Auch in Gadebusch findet sich wie in Hameln die Sage vom Rattenfänger. Die Stadt, die seit 1225 lübisches Stadtrecht besitzt, liegt verkehrsgünstig im Straßenkreuz Wismar, Schwerin, Ratzeburg und Lübeck. Möglicherweise ist dadurch die Auswanderung von Ratten bzw. Kindern besonders glaubwürdig. Das Rathaus mit Gerichtslaube am Markt ist im Kern mittelalterlich, wurde aber durch Umbauten von 1618 geprägt.
Der Bürgermeister bestätigte einst im mittelalterlichen Gadebusch den Vertrag, dass der Rattenfänger für das Wegfangen aller Ratten eine bestimmte Summe Geld bekommen solle. Mit einer Flöte marschierte der Fänger vom Gadebuscher Markt ins südwestliche Jarmstorf Richtung Ratzeburg. Er kam an das Flüsschen Radegast, dass nach dem Hauptgott des Slawenstammes der Obodriten benannt ist, und das heute noch diesen Namen trägt. Hier lief er über einen Steg und ließ alle Ratten im Wasser ersaufen. Der Lohn aber wurde dem Rattenfänger vom Bürgermeister verweigert. Daraufhin drohte jener, er würde alle Kinder aus Gadebusch wegnehmen. Sofort holte er die Flöte heraus, pfiff, und alle Kinder der Stadt liefen dem Geprellten hinterher. Als sie schon beim Ausmarsch waren, kam der Bürgermeister doch noch und zahlte die vereinbarte Geldmenge. Daraufhin pfiff der Rattenfänger erneut und schickte die Kinder nach Hause.
Meist wird die aus Hameln bekannte Wandersage mit den Kinderkreuzzügen der Ostexpansion im Jahre 1212 in Zusammenhang gebracht. Damals zogen wohl allein aus deutschen Landen etwa 20 000 Kinder ins Mittelmeergebiet zum Heiligen Land, um das Christentum zu verbreiten. Die meisten starben auf dem langen Weg.
Verschiedene Faktoren sind, so die anerkannteste Theorie, bei der Entstehung dieser Sage zusammengekommen.
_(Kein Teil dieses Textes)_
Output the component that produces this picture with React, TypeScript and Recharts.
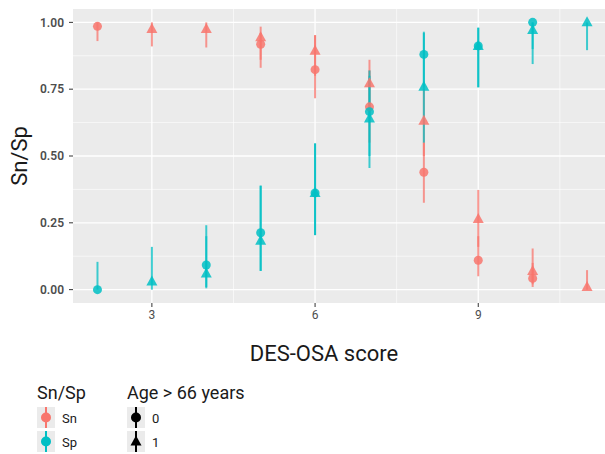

Mit der Kolonisation des Ostens, also auch Mecklenburgs, durch Deutsche aus dem deutschen Kerngebiet im 12. und 13. Jahrhundert kamen „Kinder der Städte“, also Stadtbewohner, hierher. Vergleiche mit Ratten, die bei den üblichen Rattenplagen ebenso lästig wurden, drängten sich möglicherweise auf. Rattenfänger waren ohnehin im ganzen Lande unterwegs. Der liebliche Flötenklang sollte nach dem damaligen Volksglauben Mensch und Tier anlocken. Bei den schlechten hygienischen Bedingungen der Städte konnte man nur durch Zauberkraft Herr der Probleme werden.
Bis in die heutige Zeit kommt einem der Sparzwang der Bürgermeister vertraut vor, so dass die Sage nie an Aktualität verlor. Doch der erhobene Zeigefinger ist unübersehbar: Vertraglich erbrachte Leistungen sind bei Strafe des Untergangs sofort zu bezahlen.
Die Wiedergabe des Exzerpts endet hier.